MATERIAL TO PROCESS ::
++++++++++++++++++++

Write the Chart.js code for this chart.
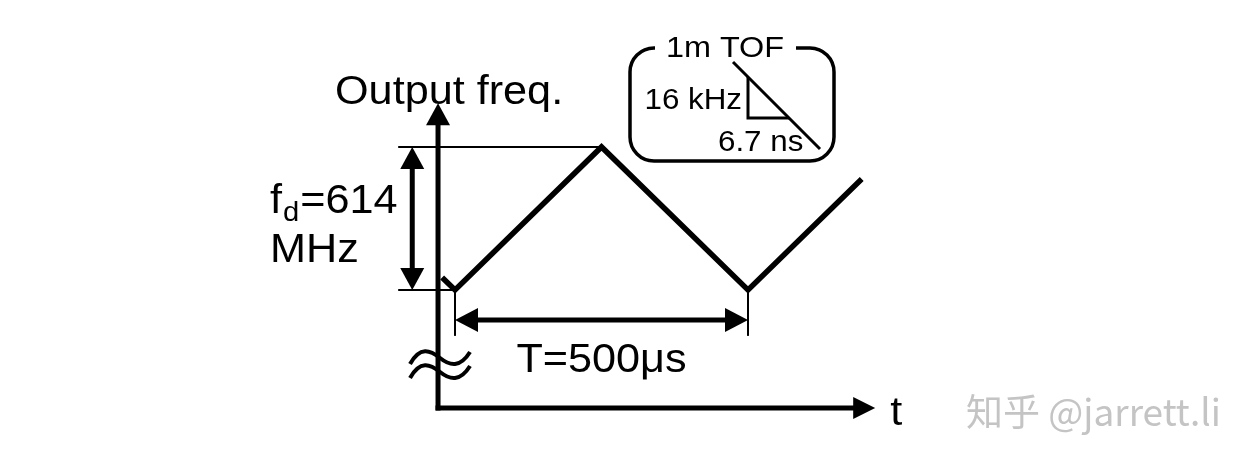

++++++++++++++++++++

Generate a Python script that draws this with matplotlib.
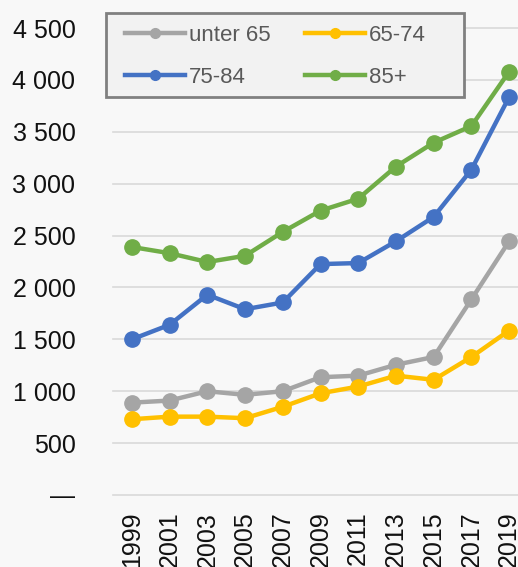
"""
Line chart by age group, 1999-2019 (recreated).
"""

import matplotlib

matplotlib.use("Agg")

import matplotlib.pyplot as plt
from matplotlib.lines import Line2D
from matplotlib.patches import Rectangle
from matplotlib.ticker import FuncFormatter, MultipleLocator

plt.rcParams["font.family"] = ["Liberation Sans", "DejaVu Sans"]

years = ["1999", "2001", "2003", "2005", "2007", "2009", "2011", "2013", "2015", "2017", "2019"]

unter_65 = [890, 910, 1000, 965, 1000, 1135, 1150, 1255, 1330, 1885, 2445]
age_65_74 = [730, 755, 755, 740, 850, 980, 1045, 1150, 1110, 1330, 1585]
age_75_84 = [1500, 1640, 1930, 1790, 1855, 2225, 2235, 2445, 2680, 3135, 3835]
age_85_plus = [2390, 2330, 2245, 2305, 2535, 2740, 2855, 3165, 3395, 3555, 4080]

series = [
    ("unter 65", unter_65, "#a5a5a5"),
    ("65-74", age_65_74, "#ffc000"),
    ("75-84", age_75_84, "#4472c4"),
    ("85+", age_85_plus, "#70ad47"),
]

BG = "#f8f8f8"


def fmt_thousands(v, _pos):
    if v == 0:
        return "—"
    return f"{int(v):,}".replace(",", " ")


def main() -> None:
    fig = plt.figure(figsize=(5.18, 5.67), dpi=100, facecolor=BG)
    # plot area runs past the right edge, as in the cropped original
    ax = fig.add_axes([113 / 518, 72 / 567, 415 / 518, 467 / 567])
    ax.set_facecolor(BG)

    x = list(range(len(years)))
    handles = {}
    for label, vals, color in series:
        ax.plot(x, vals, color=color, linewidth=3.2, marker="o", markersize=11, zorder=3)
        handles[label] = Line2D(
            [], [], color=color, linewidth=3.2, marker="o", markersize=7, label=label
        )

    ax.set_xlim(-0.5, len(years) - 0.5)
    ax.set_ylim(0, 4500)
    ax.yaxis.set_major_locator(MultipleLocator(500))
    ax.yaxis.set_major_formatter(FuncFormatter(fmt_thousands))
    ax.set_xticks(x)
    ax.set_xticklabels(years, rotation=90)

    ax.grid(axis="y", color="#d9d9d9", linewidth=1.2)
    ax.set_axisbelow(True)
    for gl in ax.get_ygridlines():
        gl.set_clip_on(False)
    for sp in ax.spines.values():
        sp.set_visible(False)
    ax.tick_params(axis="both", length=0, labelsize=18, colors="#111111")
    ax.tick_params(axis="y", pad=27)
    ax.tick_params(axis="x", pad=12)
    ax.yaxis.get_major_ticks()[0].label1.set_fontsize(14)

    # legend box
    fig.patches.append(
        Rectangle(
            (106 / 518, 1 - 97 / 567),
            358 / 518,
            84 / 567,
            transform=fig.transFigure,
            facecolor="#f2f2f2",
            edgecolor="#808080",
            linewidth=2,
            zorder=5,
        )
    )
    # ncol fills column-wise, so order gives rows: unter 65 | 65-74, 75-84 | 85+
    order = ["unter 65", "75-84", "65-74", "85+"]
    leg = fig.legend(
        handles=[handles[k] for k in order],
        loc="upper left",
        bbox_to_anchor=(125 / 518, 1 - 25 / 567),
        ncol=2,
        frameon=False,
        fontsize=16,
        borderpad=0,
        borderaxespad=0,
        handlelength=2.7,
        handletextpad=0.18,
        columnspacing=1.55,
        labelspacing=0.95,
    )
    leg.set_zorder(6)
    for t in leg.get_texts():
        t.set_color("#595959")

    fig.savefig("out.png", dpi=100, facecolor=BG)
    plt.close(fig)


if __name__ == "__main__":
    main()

++++++++++++++++++++

TASK STATEMENT ::
Copy every line in the listing above where the string "matplotlib" turns up.

EXERCISE OUTPUT ::
Generate a Python script that draws this with matplotlib.
import matplotlib
matplotlib.use("Agg")
import matplotlib.pyplot as plt
from matplotlib.lines import Line2D
from matplotlib.patches import Rectangle
from matplotlib.ticker import FuncFormatter, MultipleLocator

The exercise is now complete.